### Collected data
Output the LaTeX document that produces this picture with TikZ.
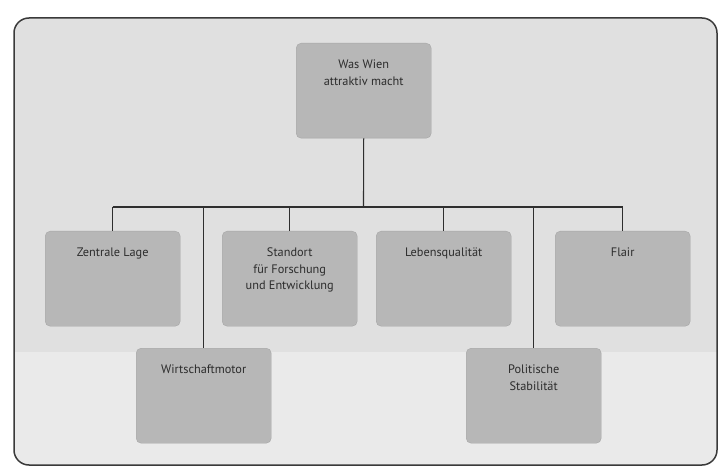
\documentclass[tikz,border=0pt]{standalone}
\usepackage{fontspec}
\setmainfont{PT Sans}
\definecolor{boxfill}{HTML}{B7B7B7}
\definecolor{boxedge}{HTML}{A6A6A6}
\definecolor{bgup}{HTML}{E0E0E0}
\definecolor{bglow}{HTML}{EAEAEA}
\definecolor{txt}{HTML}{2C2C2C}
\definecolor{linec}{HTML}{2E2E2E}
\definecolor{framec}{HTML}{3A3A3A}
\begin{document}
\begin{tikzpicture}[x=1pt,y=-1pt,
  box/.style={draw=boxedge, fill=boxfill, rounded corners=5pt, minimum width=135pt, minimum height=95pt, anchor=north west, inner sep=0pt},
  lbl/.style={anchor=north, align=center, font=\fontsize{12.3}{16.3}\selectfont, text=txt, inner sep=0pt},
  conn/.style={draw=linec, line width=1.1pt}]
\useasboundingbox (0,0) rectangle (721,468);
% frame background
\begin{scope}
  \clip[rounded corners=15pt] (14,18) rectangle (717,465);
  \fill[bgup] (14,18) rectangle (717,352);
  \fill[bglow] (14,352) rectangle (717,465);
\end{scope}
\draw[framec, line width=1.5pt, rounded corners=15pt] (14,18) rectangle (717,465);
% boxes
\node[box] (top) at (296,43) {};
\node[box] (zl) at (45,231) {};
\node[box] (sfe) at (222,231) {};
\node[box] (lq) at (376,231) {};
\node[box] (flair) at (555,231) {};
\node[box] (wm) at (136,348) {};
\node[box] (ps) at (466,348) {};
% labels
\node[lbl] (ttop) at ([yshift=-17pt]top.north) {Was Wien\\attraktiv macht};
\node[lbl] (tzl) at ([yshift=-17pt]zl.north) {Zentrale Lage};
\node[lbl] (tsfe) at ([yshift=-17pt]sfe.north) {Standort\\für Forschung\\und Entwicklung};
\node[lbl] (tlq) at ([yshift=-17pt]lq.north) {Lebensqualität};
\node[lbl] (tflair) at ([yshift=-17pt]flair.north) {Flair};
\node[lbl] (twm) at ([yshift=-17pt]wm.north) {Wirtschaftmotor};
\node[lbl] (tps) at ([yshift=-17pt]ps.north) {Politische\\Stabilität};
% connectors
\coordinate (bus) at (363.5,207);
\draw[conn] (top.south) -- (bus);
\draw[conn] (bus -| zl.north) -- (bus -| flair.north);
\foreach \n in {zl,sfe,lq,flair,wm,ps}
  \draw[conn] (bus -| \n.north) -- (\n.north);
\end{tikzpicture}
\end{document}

### Given request
Print the listing above in full, exactly as written. Omit any pictures.

### Problem solution
Output the LaTeX document that produces this picture with TikZ.
\documentclass[tikz,border=0pt]{standalone}
\usepackage{fontspec}
\setmainfont{PT Sans}
\definecolor{boxfill}{HTML}{B7B7B7}
\definecolor{boxedge}{HTML}{A6A6A6}
\definecolor{bgup}{HTML}{E0E0E0}
\definecolor{bglow}{HTML}{EAEAEA}
\definecolor{txt}{HTML}{2C2C2C}
\definecolor{linec}{HTML}{2E2E2E}
\definecolor{framec}{HTML}{3A3A3A}
\begin{document}
\begin{tikzpicture}[x=1pt,y=-1pt,
  box/.style={draw=boxedge, fill=boxfill, rounded corners=5pt, minimum width=135pt, minimum height=95pt, anchor=north west, inner sep=0pt},
  lbl/.style={anchor=north, align=center, font=\fontsize{12.3}{16.3}\selectfont, text=txt, inner sep=0pt},
  conn/.style={draw=linec, line width=1.1pt}]
\useasboundingbox (0,0) rectangle (721,468);
% frame background
\begin{scope}
  \clip[rounded corners=15pt] (14,18) rectangle (717,465);
  \fill[bgup] (14,18) rectangle (717,352);
  \fill[bglow] (14,352) rectangle (717,465);
\end{scope}
\draw[framec, line width=1.5pt, rounded corners=15pt] (14,18) rectangle (717,465);
% boxes
\node[box] (top) at (296,43) {};
\node[box] (zl) at (45,231) {};
\node[box] (sfe) at (222,231) {};
\node[box] (lq) at (376,231) {};
\node[box] (flair) at (555,231) {};
\node[box] (wm) at (136,348) {};
\node[box] (ps) at (466,348) {};
% labels
\node[lbl] (ttop) at ([yshift=-17pt]top.north) {Was Wien\\attraktiv macht};
\node[lbl] (tzl) at ([yshift=-17pt]zl.north) {Zentrale Lage};
\node[lbl] (tsfe) at ([yshift=-17pt]sfe.north) {Standort\\für Forschung\\und Entwicklung};
\node[lbl] (tlq) at ([yshift=-17pt]lq.north) {Lebensqualität};
\node[lbl] (tflair) at ([yshift=-17pt]flair.north) {Flair};
\node[lbl] (twm) at ([yshift=-17pt]wm.north) {Wirtschaftmotor};
\node[lbl] (tps) at ([yshift=-17pt]ps.north) {Politische\\Stabilität};
% connectors
\coordinate (bus) at (363.5,207);
\draw[conn] (top.south) -- (bus);
\draw[conn] (bus -| zl.north) -- (bus -| flair.north);
\foreach \n in {zl,sfe,lq,flair,wm,ps}
  \draw[conn] (bus -| \n.north) -- (\n.north);
\end{tikzpicture}
\end{document}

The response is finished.